The wisdom of deterrence and preparedness is not only proven by history; it’s validated by scripture. Recall that the Lord directed Moses and Aaron to count “all the men in Israel who are 20 years old or more and able to serve in the army.” This ancient selective-service system is a form of military preparedness. Recall that Jehoshaphat maintained armories in strategically located cities and fielded an army of more than a million men “armed for battle.” Not surprisingly, “the kingdoms of the lands surrounding Judah . . . did not go to war against Jehoshaphat.” And recall that even the Prince of Peace used the language of deterrence and preparedness, asking, “What king would go to war against another king without first sitting down to consider whether his 10,000 soldiers could go up against the 20,000 coming against him? And if he didn’t think he could win, he would send a representative to discuss terms of peace while his enemy was still a long way off.” Both kings are wise—one because he recognizes he’s outnumbered; the other because he makes sure he’s not.

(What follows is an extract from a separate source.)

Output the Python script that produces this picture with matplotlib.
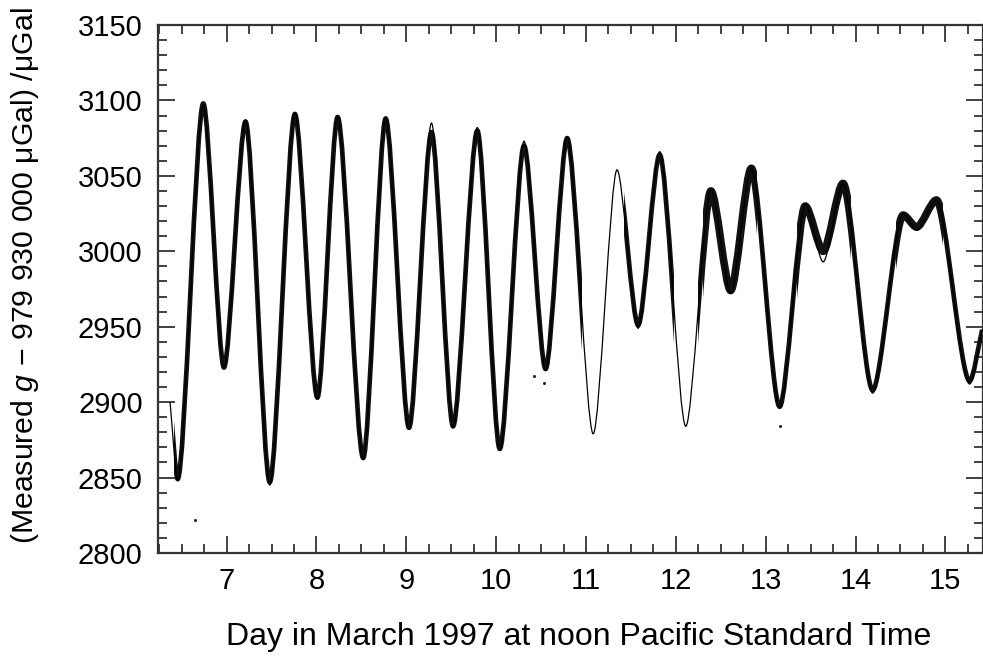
import numpy as np
import matplotlib
matplotlib.use('Agg')
import matplotlib.pyplot as plt
from matplotlib.path import Path
from matplotlib.patches import PathPatch, Rectangle
from matplotlib.ticker import MultipleLocator

plt.rcParams['font.family'] = ['Liberation Sans', 'DejaVu Sans']
plt.rcParams['mathtext.fontset'] = 'custom'
plt.rcParams['mathtext.rm'] = 'Liberation Sans'
plt.rcParams['mathtext.it'] = 'Liberation Sans:italic'

# ---- data (turning points of the tide curve) ----
day_turns = [6.37, 6.455, 6.74, 6.97, 7.21, 7.48, 7.76, 8.01, 8.235, 8.52,
             8.77, 9.03, 9.28, 9.52, 9.79, 10.04, 10.31, 10.55, 10.79, 11.08,
             11.345, 11.58, 11.82, 12.11, 12.39, 12.61, 12.84, 13.155, 13.44,
             13.64, 13.86, 14.19, 14.53, 14.68, 14.90, 15.27, 15.41]
g_model = [2900, 2848, 3097, 2922, 3087, 2845, 3092, 2902, 3090, 2862,
           3089, 2882, 3085, 2883, 3082, 2868, 3073, 2921, 3076, 2879,
           3054, 2949, 3066, 2884, 3041, 2972, 3055, 2896, 3031,
           2993, 3045, 2906, 3025, 3014, 3034, 2912, 2948]
g_measured = [2900, 2849, 3098, 2923, 3086, 2847, 3091, 2903, 3089, 2863,
              3088, 2883, 3079, 2884, 3080, 2869, 3070, 2922, 3075, 2879,
              3054, 2951, 3064, 2884, 3040, 2974, 3055, 2897, 3030,
              3000, 3045, 2908, 3024, 3016, 3034, 2914, 2948]
# spans (days) where measurements exist
meas_start = [6.41, 11.42, 12.25]
meas_end = [10.95, 11.98, 15.41]
# spans with a noisier (wider) measurement band
noisy_start = [12.30, 13.35, 14.45]
noisy_end = [12.90, 13.95, 14.97]
# isolated stray measurements
stray_day = [6.65, 10.42, 10.53, 13.16]
stray_g = [2822, 2917, 2913, 2884]

x_ticks = [7, 8, 9, 10, 11, 12, 13, 14, 15]
y_ticks = [2800, 2850, 2900, 2950, 3000, 3050, 3100, 3150]


def smooth_path(ts, gs, k=0.28):
    verts = [(ts[0], gs[0])]
    codes = [Path.MOVETO]
    n = len(ts)
    for i in range(n - 1):
        x0, y0, x1, y1 = ts[i], gs[i], ts[i + 1], gs[i + 1]
        dx = x1 - x0
        c1y = y0 if i > 0 else y0 + (y1 - y0) * k
        c2y = y1 if i + 1 < n - 1 else y1 - (y1 - y0) * k
        verts += [(x0 + k * dx, c1y), (x1 - k * dx, c2y), (x1, y1)]
        codes += [Path.CURVE4] * 3
    return Path(verts, codes)


def clipped_band(ax, path, a, b, lw):
    pp = PathPatch(path, fill=False, lw=lw, ec='#111111',
                   capstyle='butt', joinstyle='round', zorder=2)
    ax.add_patch(pp)
    pp.set_clip_path(Rectangle((a, 2700), b - a, 600, transform=ax.transData))


fig = plt.figure(figsize=(9.83, 6.57), dpi=100)
ax = fig.add_axes([158 / 983, 1 - 553 / 657, (982.5 - 158) / 983, 528 / 657])

# measured data (thick band), clipped to measured spans
meas_path = smooth_path(day_turns, g_measured)
for a, b in zip(meas_start, meas_end):
    clipped_band(ax, meas_path, a, b, 3.4)
for a, b in zip(noisy_start, noisy_end):
    clipped_band(ax, meas_path, a, b, 5.5)

# model (thin line)
ax.add_patch(PathPatch(smooth_path(day_turns, g_model), fill=False,
                       lw=0.9, ec='black', zorder=3))

ax.plot(stray_day, stray_g, 'o', ms=2.2, color='#222222', mec='none', zorder=3)

ax.set_xlim(6.236, 15.413)
ax.set_ylim(2800, 3150)
ax.set_xticks(x_ticks)
ax.set_yticks(y_ticks)
ax.xaxis.set_minor_locator(MultipleLocator(0.25))
ax.yaxis.set_minor_locator(MultipleLocator(10))

for s in ax.spines.values():
    s.set_linewidth(1.6)
    s.set_color('#333333')
ax.tick_params(which='both', direction='in', top=True, right=True,
               color='#333333', width=1.3)
ax.tick_params(which='major', length=12, labelsize=21, pad=10)
ax.tick_params(axis='y', which='major', pad=11)
ax.tick_params(which='minor', length=6.5)

fig.text(579 / 983, 1 - 637 / 657, 'Day in March 1997 at noon Pacific Standard Time',
         ha='center', va='center', fontsize=23)
fig.text(25 / 983, 1 - 276 / 657,
         r'(Measured $\mathit{g}$ − 979 930 000 μGal) /μGal',
         ha='center', va='center', rotation=90, fontsize=21.8)

fig.savefig('out.png', dpi=100)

Likewise, on the issue of order, some forget that the God of the Bible is deeply interested in order. Jeremiah says God “made the earth . . . and gave it order.” Paul adds, “God is not a God of disorder.” We are called—commissioned—to bring order to the world around us. Using FDR and Churchill’s blueprint, America and its allies did exactly that—offering a happy medium between a world of brutal tyranny and a world of roiling chaos. “There is no perfect human political system,” as Providence’s contributors concede in their statement on faith and foreign policy, “but we believe the liberal order is the least flawed of all presently available options and constitutes the best means for accomplishing the ends for which government was ordained.” 

Rescuing and revitalizing this liberal order seems a worthy purpose for America today.